My own style of playing has changed, I know. You say I play like Buck Clayton – if I do then it’s not a conscious thing. All trumpet players in the early stages of development get a kick from seeing how near they can get to the Louis sound – it’s a natural thing to do. It is a conscious thing, but if I play like anyone now I am not aware of it.

“My own style of playing changed when Eddie Taylor joined the band on drums – I felt it happening. Eddie came up through the modern school of drumming, and he plays with a far less dictatorial style than any of the traditional drummers I have played with. There is, for instance, a marked difference between his playing and that of his forerunner, Stan Greig. Stan was one of the best drummers in the country but he had that dictatorial style that emphasises the beat – like Zutty Singleton – and that actual way of stressing the beat is in striking contrast to Eddie’s drumming, which is much more fluid – with more implication than emphasis.

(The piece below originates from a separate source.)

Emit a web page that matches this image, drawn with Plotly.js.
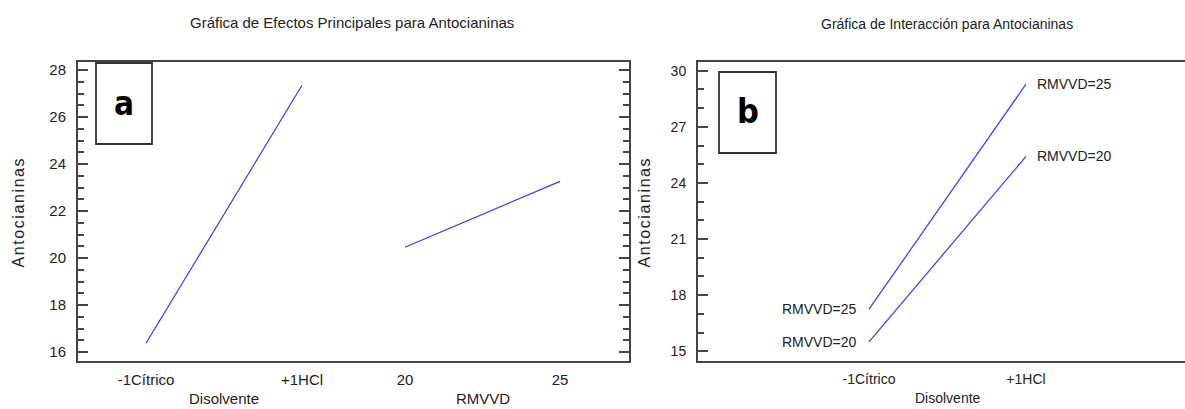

“Eddie, along with Ian and Brian, strongly affected my playing. There was this definite change away from the emphasised four beats to the bar, which was a hangover from my old trad days. I was getting to a stage when I found myself playing very much on the beat – it is an easy thing to get into.

“Of course it takes time for a band to settle down – in two or three years I think, and hope, we shall establish an absolutely cohesive style. It’s coming now, but it does mean that you have to listen carefully to the players you have with you. I couldn’t make head or tail of Joe Temperley when he first joined us, and I am sure he didn’t understand what I was doing. But now we both pick up ideas from each other – ideas that work their way into my playing and vice versa. You must find out how to use to the fullest extent the musicians you have with you.

“It’s really a sort of Chinese frame of mind. We don’t expect to produce a finished product straight away – it is just a matter of going quietly along. And then suddenly you may reach a peak and then just as quickly it all begins to fall apart. But that is music, that is the way it works”.